Italian Wedding Soup

Prep Time 15 mins
Cook Time 25 mins
Total Time 40 mins
Course Soup
Servings 6

Ingredients
  

Meatballs:

  • 1 small onion grated
  • 1/3 cup chopped fresh Italian parsley
  • 1 tsp fresh thyme
  • 1 tsp fresh oregano
  • 1 large egg
  • 1 teaspoon minced garlic
  • 1 teaspoon salt
  • 1 slice fresh white bread crust trimmed, bread torn into small pieces
  • 1/2 cup grated Parmesan
  • 8 ounces ground turkey
  • 8 ounces ground chicken
  • ½ tsp sea salt
  • Freshly ground black pepper

Soup:

  • 8 cups low-sodium chicken broth
  • 3 carrots diced
  • 2 celery stalks diced
  • 1 onion diced
  • 4 garlic cloves minced
  • 5 cups spinach
  • 1.5 cups cooked orzo
  • 1 tsp dried thyme
  • 1 tsp dried oregano
  • 1 tsp dried basil
  • 1 bay leaf
  • Parmesan and parsley for garnish
  • Salt and freshly ground black pepper

Instructions
 

Meatballs

  • Place all meatballs ingredients in a large bowl. Mix well.
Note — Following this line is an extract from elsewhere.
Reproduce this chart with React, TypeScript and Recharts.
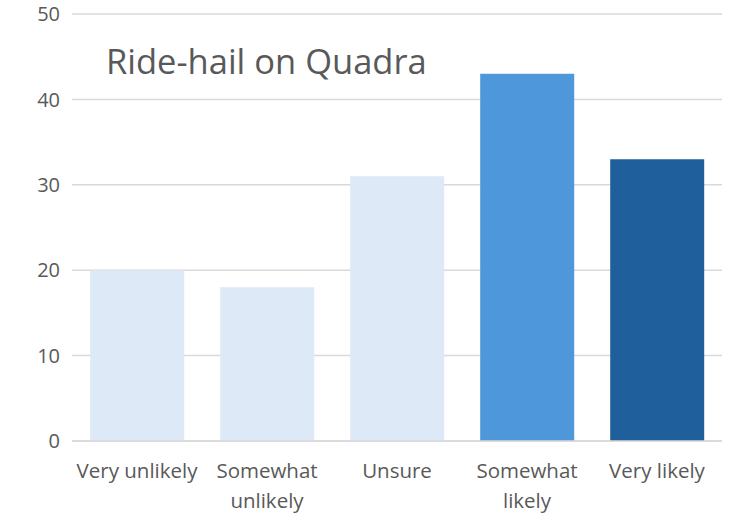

Using 1 1/2 teaspoons for each, shape the meat mixture into 1-inch-diameter meatballs. Place on a baking sheet. Bake at 375 for 25-30 minutes. 

Soup

  • Add the olive oil to a dutch oven over medium heat. Add the onion, celery, and carrots. Cook for 4-6 minutes until the vegetables have softened.
    Add the herbs and garlic. Mix well for 1-2 minutes. Add the stock to the mixture. Add in the bay leaf and bring to a simmer.
    Reduce the heat to low and add the spinach and cooked orzo.
    Add the cooked meatballs to a bowl and ladle in the soup mixture. Garnish with fresh parmesan chees and parsley.